* EXERCISE DETAILS: All entries below need to be written out exactly, but without their pictures.

* RECORDS FOR PROCESSING:
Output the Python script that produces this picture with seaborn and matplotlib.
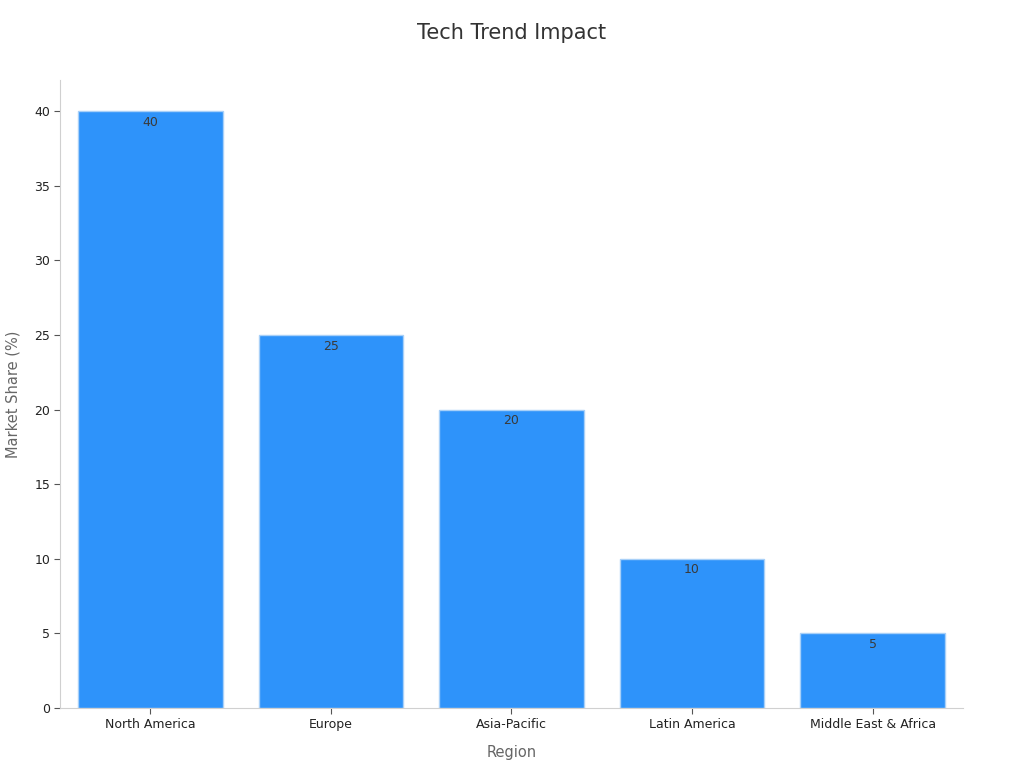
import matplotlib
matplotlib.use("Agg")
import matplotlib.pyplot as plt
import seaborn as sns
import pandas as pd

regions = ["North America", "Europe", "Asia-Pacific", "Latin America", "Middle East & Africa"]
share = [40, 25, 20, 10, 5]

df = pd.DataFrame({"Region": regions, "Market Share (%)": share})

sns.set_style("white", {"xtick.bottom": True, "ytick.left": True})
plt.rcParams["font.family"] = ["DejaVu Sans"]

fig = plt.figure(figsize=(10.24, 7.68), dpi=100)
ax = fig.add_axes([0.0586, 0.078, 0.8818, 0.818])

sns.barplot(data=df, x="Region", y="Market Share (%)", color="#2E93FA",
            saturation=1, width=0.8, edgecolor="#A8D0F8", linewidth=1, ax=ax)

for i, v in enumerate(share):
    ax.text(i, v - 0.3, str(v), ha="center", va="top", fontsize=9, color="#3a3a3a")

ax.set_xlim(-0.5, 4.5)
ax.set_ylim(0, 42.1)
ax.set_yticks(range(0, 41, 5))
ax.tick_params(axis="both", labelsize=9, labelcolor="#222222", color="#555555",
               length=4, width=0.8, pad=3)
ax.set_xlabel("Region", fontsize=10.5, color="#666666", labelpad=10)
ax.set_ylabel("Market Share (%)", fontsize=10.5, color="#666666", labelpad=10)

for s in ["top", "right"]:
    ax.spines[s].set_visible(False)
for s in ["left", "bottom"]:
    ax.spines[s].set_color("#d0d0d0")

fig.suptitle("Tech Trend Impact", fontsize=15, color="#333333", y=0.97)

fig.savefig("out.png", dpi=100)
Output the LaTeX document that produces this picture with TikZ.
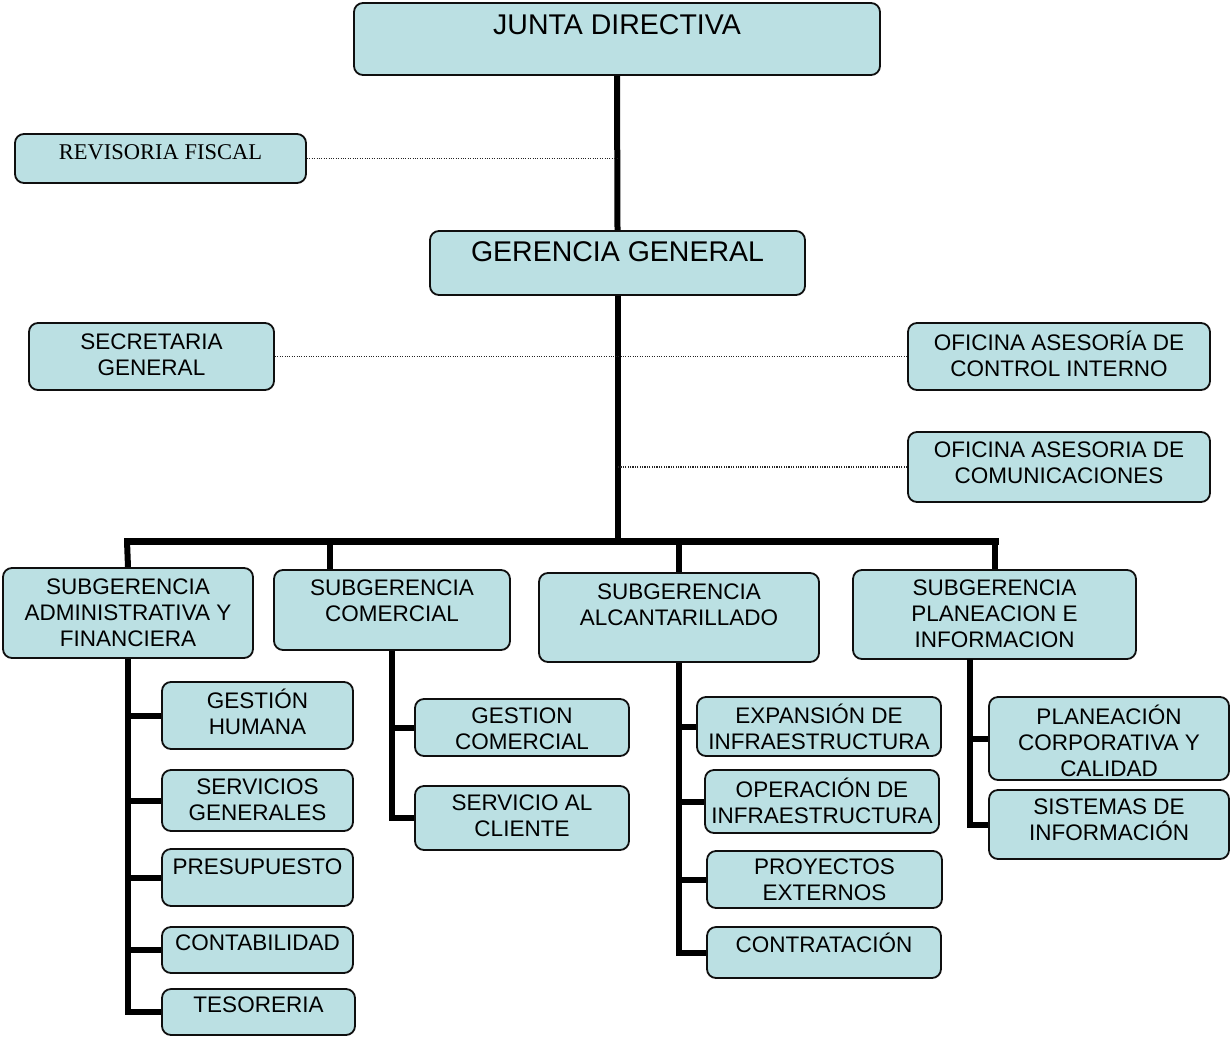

* RESULT FOR THIS TASK:
Output the Python script that produces this picture with seaborn and matplotlib.
import matplotlib
matplotlib.use("Agg")
import matplotlib.pyplot as plt
import seaborn as sns
import pandas as pd

regions = ["North America", "Europe", "Asia-Pacific", "Latin America", "Middle East & Africa"]
share = [40, 25, 20, 10, 5]

df = pd.DataFrame({"Region": regions, "Market Share (%)": share})

sns.set_style("white", {"xtick.bottom": True, "ytick.left": True})
plt.rcParams["font.family"] = ["DejaVu Sans"]

fig = plt.figure(figsize=(10.24, 7.68), dpi=100)
ax = fig.add_axes([0.0586, 0.078, 0.8818, 0.818])

sns.barplot(data=df, x="Region", y="Market Share (%)", color="#2E93FA",
            saturation=1, width=0.8, edgecolor="#A8D0F8", linewidth=1, ax=ax)

for i, v in enumerate(share):
    ax.text(i, v - 0.3, str(v), ha="center", va="top", fontsize=9, color="#3a3a3a")

ax.set_xlim(-0.5, 4.5)
ax.set_ylim(0, 42.1)
ax.set_yticks(range(0, 41, 5))
ax.tick_params(axis="both", labelsize=9, labelcolor="#222222", color="#555555",
               length=4, width=0.8, pad=3)
ax.set_xlabel("Region", fontsize=10.5, color="#666666", labelpad=10)
ax.set_ylabel("Market Share (%)", fontsize=10.5, color="#666666", labelpad=10)

for s in ["top", "right"]:
    ax.spines[s].set_visible(False)
for s in ["left", "bottom"]:
    ax.spines[s].set_color("#d0d0d0")

fig.suptitle("Tech Trend Impact", fontsize=15, color="#333333", y=0.97)

fig.savefig("out.png", dpi=100)
Output the LaTeX document that produces this picture with TikZ.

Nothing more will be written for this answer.